In Iraq, the top U.S. commander Gen. Richard Myers admitted yesterday that central Iraq is still a "war zone."
Myers said at a news conference, "Militarily we won’t be defeated in Iraq. We will stay until the job is done."
U.S. forces yesterday captured a personal bodyguard of Saddam Hussein during raids in Tikrit. The New York Times reports U.S. officials captured 175 Iraqis and carried out almost 60 raids around Tikrit in the search for Saddam Hussein.
Another dispute has broken out between the Bush administration and the Arabic television station Al Jazeera. This week Deputy Defense Secretary Paul Wolfowitz claimed Al-Jazeera was "inciting violence" and "endangering the lives of American troops" in Iraq.
Now the station’s chief in Baghdad has come public saying that his staff has been "subject to strafing by gunfire, death threats, confiscation of news material, and multiple detentions and arrests, all carried out by US soldiers".
The four-star general who is slated to become the next head of the U.S. army says he will likely ask Congress to increase the size of the country’s active army up from 480,000 troops.
The four-star general Peter Schoomaker yesterday was questioned by the Senate during his confirmation hearing.
The Pentagon yesterday said it has decided to abandon a plan to set up a stock market like investment system that would allow speculators to bet on the likelihood of events in the war occurring on terror such as a suicide bombings and assassinations.
Deputy Defense Secretary Paul Wolfowitz announced the decision yesterday claiming that he had only learned of the terror betting system following news reports on Monday.
The system was developed by the Defense Advanced Research Projects Agency under the guidance of John Poindexter who also oversaw the developed of the Big Brother-like Total Information Awareness system.
Democrat Senator Minority Leader Tom Daschle of South Dakota, said, "I must say this is perhaps the most irresponsible, outrageous and poorly thought-out of anything that I have heard the administration propose to date."
Plans to send U.S. and African troops into Liberia has stalled because of a dispute arising over who will pay the bills.
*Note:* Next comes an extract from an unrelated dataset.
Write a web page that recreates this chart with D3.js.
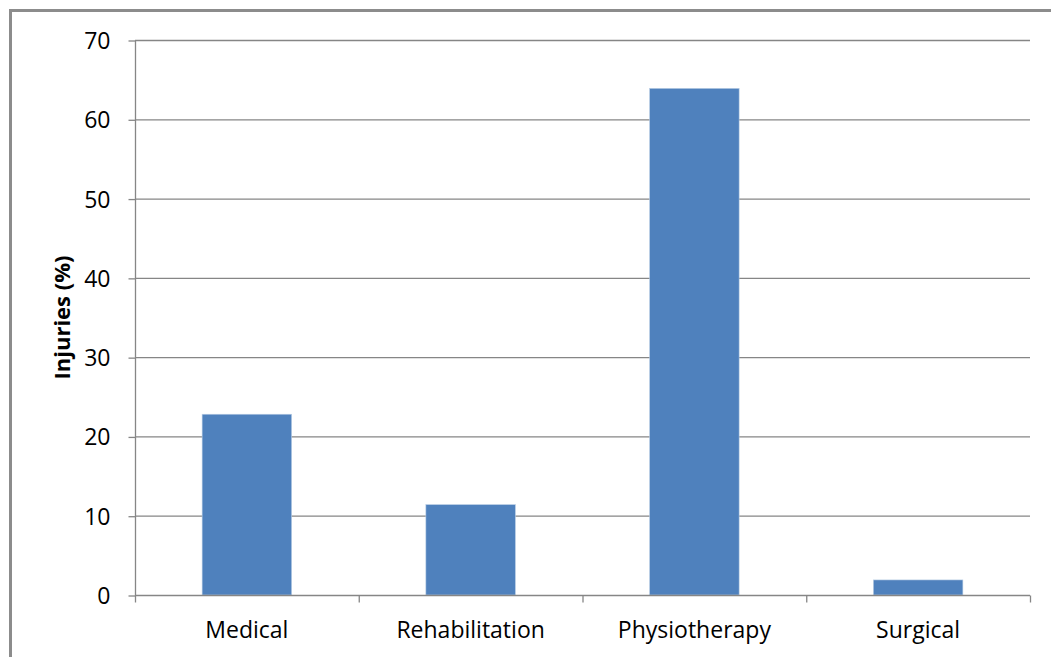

This according to a report in the Los Angeles Times.
Nigeria has said it has 1,500 soldiers set up to go but needs $10 million more in aid from the U.S. The Bush administration has so far refused to provide the extra money.
In response, U.N. Secretary-General Kofi Annan asked the U.N. Security Council yesterday to divert funds from a peacekeeping mission in neighboring Sierra Leone to sustain the Nigerian troops.
Meanwhile in Nigeria, a group of 80 women have taken over a Shell Oil installation in the Niger Delta to demand the company fulfill its promises of new jobs and other benefits.
One woman said, "Our children and our husbands ... have never been employed by the company. We want to know: Why they should continue operating here?"
The 2001 Nobel Prize winner for economics is calling the Bush administration the ?worst ever? in American history.
George Akerlof told the German paper Der Spiegel "I think this is the worst government the US has ever had in its more than 200 years of history. It has engaged in extraordinarily irresponsible policies not only in foreign policy and economics but also in social and environmental policy."
A new USA Today/CNN/Gallup poll indicates the United States has become less tolerant of homosexuality over the last month since the Supreme Court issued its landmark ruling overturning anti-sodomy laws.
According to the survey, only 48 percent of respondents now believe that same-sex relations between consenting adults should be legal. This is the lowest percentage since 1996. In May the same poll found 60 percent of Americans approved of such relations.
A Los Angeles judge declared a mistrial yesterday in the case of the white police officer accused of beating Donovan Jackson, a young African American man.
The hung jury voted 7 to 5 in favor of convicting officer Jeremy Morse. The jury included one African American. Morse’s former partner, Bijan Darvish, was found not guilty of filing a false police report.
Morse was caught on video last year slamming Donovan Jackson into a patrol car after stopping his father to check his license plates. Morse and Darvish could have received three years in prison if convicted.
If OK’d by the District Attorney, a retrial would begin on September 29. The trial was the city?s highest profile police brutality case since the beating of Rodney King in 1991.
The judge in Eagle County, Colorado hearing sexual assault charges against Los Angeles Lakers basketball star Kobe Bryant issued an order to protect the identity of the accuser that some are calling unconstitutional. The order bars from the courtroom any media outlet that disseminates the identity of the woman accusing Bryant of rape. First Amendment lawyers say the unorthodox order violates free speech protections.